As a first baseman for 13 big-league seasons, Lyle Overbay built a memory bank of fielding plays. Little can surprise him. He can visualize most every scenario, and how he would handle the moment.

In his new life as an outfielder, an experiment that cost the Yankees on Tuesday night against the Athletics, he lacks similar resources. Most everything is new to him.

“Guys who have played in the outfield enough, they can kind of react,” Overbay said over the weekend in Seattle. “Just like me at first [base].”

When Andy Pettitte returned from the disabled list on June 3, the Yankees bucked conventional wisdom. Rather than designate Overbay for assignment – or option infielder David Adams – they shipped outfielder Brennan Boesch to Triple A. With Boesch gone, the team opted for an unexpected scheme: Overbay would play right field, a position he had never tried before in the majors.

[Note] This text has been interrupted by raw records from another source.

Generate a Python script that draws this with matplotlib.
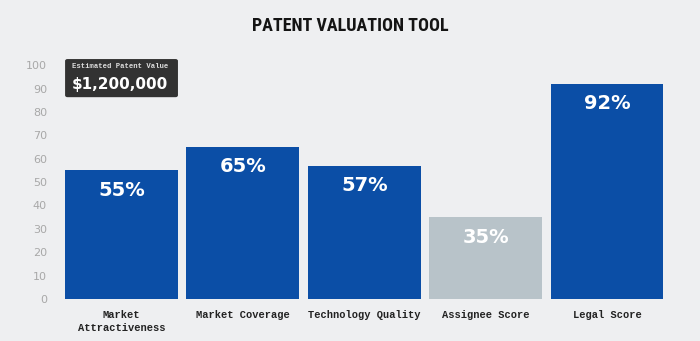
import matplotlib.pyplot as plt
from matplotlib import font_manager
from matplotlib.patches import FancyBboxPatch

categories = ["Market\nAttractiveness", "Market Coverage", "Technology Quality",
              "Assignee Score", "Legal Score"]
scores = [55, 65, 57, 35, 92]
bar_colors = ["#0b4ea6", "#0b4ea6", "#0b4ea6", "#b8c3c9", "#0b4ea6"]
yticks = [0, 10, 20, 30, 40, 50, 60, 70, 80, 90, 100]
estimate_label = "Estimated Patent Value"
estimate_value = "$1,200,000"

# pick a narrow face for the title if one is installed
installed = {f.name for f in font_manager.fontManager.ttflist}
title_font = dict(family="Roboto", fontsize=12, fontweight="heavy")
for name in ["Liberation Sans Narrow", "Roboto Condensed", "DejaVu Sans Condensed",
             "Open Sans Condensed"]:
    if name in installed:
        title_font = dict(family=name, fontsize=13, fontweight="bold")
        break

bg = "#eeeff1"
fig = plt.figure(figsize=(7, 3.41), dpi=100, facecolor=bg)
ax = fig.add_axes([0.0869, 0.123, 0.867, 0.686], facecolor=bg)

x = range(len(scores))
ax.bar(x, scores, width=0.93, color=bar_colors)

for xi, v in zip(x, scores):
    ax.text(xi, v - 8.5, f"{v}%", ha="center", va="center", color="white",
            fontsize=14, fontweight="semibold", family="DejaVu Sans")

ax.set_xlim(-0.5, len(scores) - 0.5)
ax.set_ylim(0, 100)
ax.set_yticks(yticks)
ax.set_xticks(list(x))
ax.set_xticklabels(categories, family="Liberation Mono", fontweight="bold",
                   fontsize=7.5, color="#222222", linespacing=1.4)
for lab in ax.get_yticklabels():
    lab.set_family("DejaVu Sans")
    lab.set_fontsize(8)
    lab.set_color("#a8a8a8")
ax.tick_params(axis="y", length=0, pad=10)
ax.tick_params(axis="x", length=0, pad=8)
for s in ax.spines.values():
    s.set_visible(False)

# estimate box over the first bar
box = FancyBboxPatch((-0.465, 86.3), 0.93, 16.3, boxstyle="round,pad=0,rounding_size=0.02",
                     facecolor="#323232", edgecolor="none", clip_on=False,
                     mutation_aspect=40)
ax.add_patch(box)
ax.text(-0.41, 99.3, estimate_label, ha="left", va="center", color="#dddddd",
        fontsize=5.2, family="Liberation Mono", fontweight="bold")
ax.text(-0.41, 91.8, estimate_value, ha="left", va="center", color="white",
        fontsize=11, fontweight="semibold", family="DejaVu Sans")

fig.text(0.5, 0.925, "PATENT VALUATION TOOL", ha="center", va="center",
         color="#141414", **title_font)

fig.savefig("out.png", dpi=100, facecolor=bg)
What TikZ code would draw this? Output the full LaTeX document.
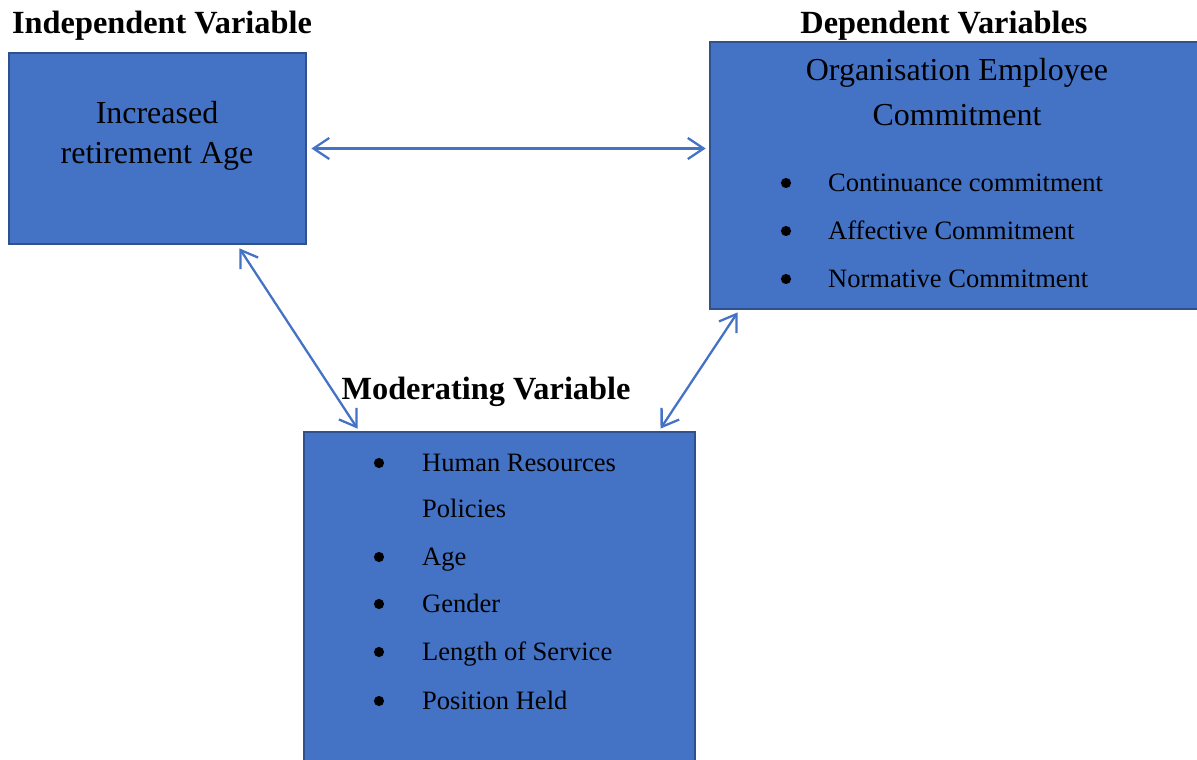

The idea worked for a few reasons. The team hoped to retain Overbay as an insurance policy for first baseman Mark Teixeira and designated hitter Travis Hafner. They also understood Overbay was still a useful offensive player, especially against right-handed pitchers. Overbay has an .839 on-base plus slugging percentage against righties.

After Boesch’s demotion, Overbay started three games in a row at Yankee Stadium. He did not cost his team in the field. And he continued to be a useful, left-handed hitter. But he sat out the entirety of the four-game series in Seattle. Manager Joe Girardi appears reluctant to use Overbay away from home, where right field is cozy.

In the second inning on Tuesday, with Overbay playing right, the Yankees received a reminder of the risk they took. With Josh Reddick at second base, CC Sabathia faced catcher Derek Norris. He stuffed a 3-1 fastball low in the zone, and jammed Norris. The resulting pop fly drifted toward the right-field line.

Both second baseman Robinson Cano and Overbay gave chase. Overbay assumed Cano would be there, he would say later. This assumed knowledge dissuaded him from diving. Instead, the baseball dropped between them.